Reverend Bruce Wright of Refuge Ministries in St. Petersburg was ordained by Bishop Leigh and has known him for several years. He’s no fan of the police. “The police oppress the poor, and people like Chuck stand up for the poor plain and simple,” he says. “If any of the allegations were true, he would have been charged.”
Adding fuel to the speculation of entrapment, Leigh says he has been approached since his arrest by either informants or undercover agents of the police. On Sept. 18, a woman known as Tracy approached him at his church and asked him for a “date” so she could pay her phone bill. “You’d really be helping me out a lot,” Leigh claims she said. “It would be our secret.” Leigh says he gave her his stock response and she left, walking north over the Hillsborough River bridge. Curious, Leigh followed from a distance and saw her walk toward two Tampa police cars and a waiting ABC Action News van. She leaned into the open police window and spoke to the police.
Bill McFarland, news director for WFTS ABC Action News, says he has no knowledge of the Sept. 18 incident that Leigh described, but that the news agency routinely accompanies TPD on raids. He also confirmed that the news agency was tipped off about the investigation but declined to verify whether or not the source worked with the police.

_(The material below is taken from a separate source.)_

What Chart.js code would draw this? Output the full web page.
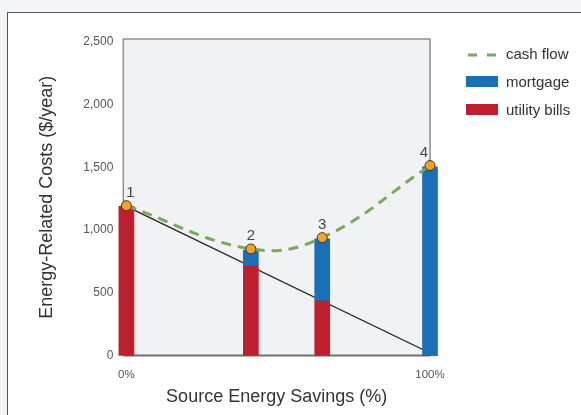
<!DOCTYPE html>
<html>
<head>
<meta charset="utf-8">
<script src="https://cdn.jsdelivr.net/npm/chart.js@4.4.1/dist/chart.umd.min.js"></script>
<style>
html, body { margin: 0; padding: 0; }
body { width: 581px; height: 415px; background: #f4f5f7; position: relative; overflow: hidden; }
#frame { position: absolute; left: 7px; top: 12px; width: 620px; height: 440px; background: #fff; border-left: 1px solid #555; border-top: 1px solid #555; }
#chart { position: absolute; left: 0; top: 0; }
</style>
</head>
<body>
<div id="frame"></div>
<canvas id="chart" width="581" height="415"></canvas>
<script>
// source energy savings (%) for each of the four cases
const savings = [0, 41, 64.5, 100];
const pointLabels = ['1', '2', '3', '4'];
const utilityBills = [1190, 715, 435, 0];
const mortgage = [0, 125, 495, 1505];
const cashFlow = [1195, 850, 940, 1515];
// straight utility bill trend line
const trendX = [0, 100];
const trendY = [1190, 20];
const xTicks = [0, 100];
const xTickLabels = ['0%', '100%'];
const yTicks = [0, 500, 1000, 1500, 2000, 2500];

const FONT = '"Liberation Sans", Arial, sans-serif';

function toPoints(xs, ys) {
    return xs.map(function(x, i) { return { x: x, y: ys[i] }; });
}

// grey plot box behind the bars
const plotBox = {
    id: 'plotBox',
    beforeDraw(chart) {
        const a = chart.chartArea;
        const ctx = chart.ctx;
        ctx.save();
        ctx.fillStyle = '#f1f2f4';
        ctx.fillRect(a.left, a.top, a.right - a.left, a.bottom - a.top);
        ctx.restore();
    },
    beforeDatasetsDraw(chart) {
        const a = chart.chartArea;
        const ctx = chart.ctx;
        ctx.save();
        ctx.strokeStyle = '#8e8e8e';
        ctx.lineWidth = 1.5;
        ctx.beginPath();
        ctx.moveTo(a.left, a.bottom);
        ctx.lineTo(a.left, a.top);
        ctx.lineTo(a.right, a.top);
        ctx.lineTo(a.right, a.bottom);
        ctx.stroke();
        ctx.strokeStyle = '#6e6e6e';
        ctx.lineWidth = 2;
        ctx.beginPath();
        ctx.moveTo(a.left, a.bottom);
        ctx.lineTo(a.right, a.bottom);
        ctx.stroke();
        ctx.restore();
    }
};

// numbers above the cash flow points
const numberLabels = {
    id: 'numberLabels',
    afterDatasetsDraw(chart) {
        const ctx = chart.ctx;
        const meta = chart.getDatasetMeta(0);
        const dx = [4, 0, 0, -6];
        ctx.save();
        ctx.font = '15px ' + FONT;
        ctx.fillStyle = '#444';
        ctx.textAlign = 'center';
        ctx.textBaseline = 'middle';
        meta.data.forEach(function(p, i) {
            ctx.fillText(pointLabels[i], p.x + dx[i], p.y - 13);
        });
        ctx.restore();
    }
};

// legend on the right side
const sideLegend = {
    id: 'sideLegend',
    afterDraw(chart) {
        const ctx = chart.ctx;
        const ds = chart.data.datasets;
        const items = [ds[0], ds[2], ds[1]];
        const x0 = 467, y0 = 55, step = 28;
        ctx.save();
        ctx.font = '15px ' + FONT;
        ctx.textBaseline = 'middle';
        items.forEach(function(d, i) {
            const y = y0 + i * step;
            if (d.type === 'line') {
                ctx.strokeStyle = d.borderColor;
                ctx.lineWidth = d.borderWidth;
                ctx.setLineDash([9, 10]);
                ctx.beginPath();
                ctx.moveTo(x0 + 1, y);
                ctx.lineTo(x0 + 30, y);
                ctx.stroke();
                ctx.setLineDash([]);
            } else {
                ctx.fillStyle = d.backgroundColor;
                ctx.fillRect(x0 - 1, y - 7, 32, 11);
            }
            ctx.fillStyle = '#333';
            ctx.fillText(d.label, 506, y);
        });
        ctx.restore();
    }
};

const data = {
    datasets: [
        {
            type: 'line',
            label: 'cash flow',
            data: toPoints(savings, cashFlow),
            borderColor: '#7aa95c',
            borderWidth: 3,
            borderDash: [10, 7],
            tension: 0.4,
            pointRadius: 5,
            pointBackgroundColor: '#f5a31e',
            pointBorderColor: '#333',
            pointBorderWidth: 1,
            stack: 'cash',
            order: 0,
            clip: false
        },
        {
            type: 'bar',
            label: 'utility bills',
            data: toPoints(savings, utilityBills),
            backgroundColor: '#bf1e2e',
            barThickness: 15,
            order: 1,
            clip: false
        },
        {
            type: 'bar',
            label: 'mortgage',
            data: toPoints(savings, mortgage),
            backgroundColor: '#1a6fb9',
            barThickness: 15,
            order: 1,
            clip: false
        },
        {
            type: 'line',
            label: 'trend',
            data: toPoints(trendX, trendY),
            borderColor: '#222',
            borderWidth: 1.3,
            pointRadius: 0,
            stack: 'trend',
            order: 2,
            clip: false
        }
    ]
};

const config = {
    data: data,
    plugins: [plotBox, numberLabels, sideLegend],
    options: {
        responsive: false,
        animation: false,
        layout: { padding: { left: 30, right: 151, top: 39, bottom: 4 } },
        plugins: {
            legend: { display: false },
            tooltip: { enabled: false }
        },
        scales: {
            x: {
                type: 'linear',
                min: -1,
                max: 100,
                offset: false,
                stacked: true,
                grid: { display: false, drawTicks: false },
                border: { display: false },
                afterBuildTicks: function(scale) {
                    scale.ticks = xTicks.map(function(v) { return { value: v }; });
                },
                ticks: {
                    autoSkip: false,
                    maxRotation: 0,
                    padding: 12,
                    color: '#555',
                    font: { family: FONT, size: 11.5, lineHeight: 1.2 },
                    callback: function(v) { return xTickLabels[xTicks.indexOf(v)]; }
                },
                title: {
                    display: true,
                    text: 'Source Energy Savings (%)',
                    color: '#333',
                    font: { family: FONT, size: 18, lineHeight: 1.2 },
                    padding: { top: -7.4, bottom: 3.5 }
                }
            },
            y: {
                type: 'linear',
                min: 0,
                max: 2525,
                stacked: true,
                grid: { display: false, drawTicks: false },
                border: { display: false },
                afterBuildTicks: function(scale) {
                    scale.ticks = yTicks.map(function(v) { return { value: v }; });
                },
                ticks: {
                    autoSkip: false,
                    padding: 10,
                    color: '#555',
                    font: { family: FONT, size: 12, lineHeight: 1.2 }
                },
                title: {
                    display: true,
                    text: 'Energy-Related Costs ($/year)',
                    color: '#333',
                    font: { family: FONT, size: 18, lineHeight: 1.2 },
                    padding: { top: 6, bottom: 15.7 }
                }
            }
        }
    }
};

const costChart = new Chart(document.getElementById('chart'), config);
</script>
</body>
</html>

On Sun., Oct. 13, Bishop Leigh conducted regular services at his church. With approximately 20 people in attendance, including his wife, he gave blessings and ordained a young deacon into the faith. Despite his legal issues, Leigh seemed in surprisingly good spirits and encouraged members of his congregation to talk freely with the press. None of the parishioners I spoke to that day believed the allegations against their Bishop.
“He helps people who have fallen through the cracks,” one person said who preferred not to be identified. “For some reason, some folks don’t like that.”